Singles from Enslaved
- "World Scum" Released: January 25, 2012;

= Enslaved (Soulfly album) =

Enslaved is the eighth studio album by American heavy metal band Soulfly. It was recorded in fall 2011, mostly in Tallcat Studios in Phoenix, Arizona. Zeuss produced this album. This is the first album to feature Asesino frontman Tony Campos on bass, and the only album to feature former Borknagar drummer David Kinkade on drums, and their last studio album to be released through Roadrunner Records.

==Album information==
Guests on the album include Dez Fafara of Coal Chamber and DevilDriver on "Redemption of Man by God" and Travis Ryan of Cattle Decapitation on "World Scum", whose vocals were recorded at Frick'In Studios in San Marcos, California. Ryan was brought in to record vocals in place of Adam Warren of Oceano. One song features a guest violinist, among other new styles that they have incorporated into their sound.

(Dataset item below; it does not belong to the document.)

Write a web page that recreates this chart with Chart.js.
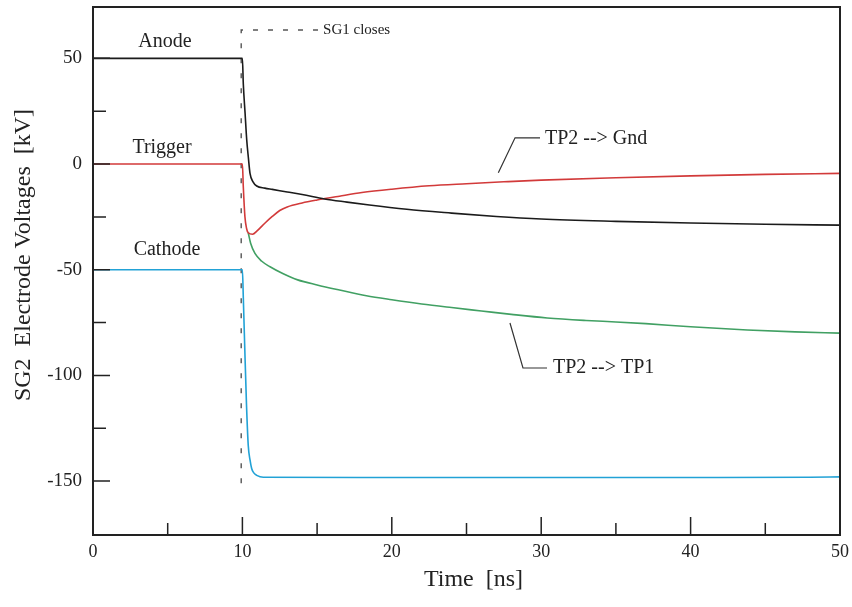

The album features more death metal influence than their previous releases.

===Songs===
"World Scum" is the album's only single released on January 25, 2012 with a video released on February 16. The song "Revengeance" features Max Cavalera's sons, and the lyrics are about the murder of his stepson Dana Wells. "Gladiator", leaked online several days before the release of the album, is a melodic song about Roman gladiators. "Plata O Plomo" features Marc Rizzo playing the flamenco guitar, as well as use of Portuguese and Spanish lyrics. "Soulfly VIII" is the first Soulfly song to feature a violin, performed by Tim Sadow.

==Reception==

The album debuted at number 83 on the Canadian Albums Chart. According to Blabbermouth.net, Enslaved sold 5,900 copies during the first week of its release in the US, thus reaching number 82 on the Billboard 200 chart.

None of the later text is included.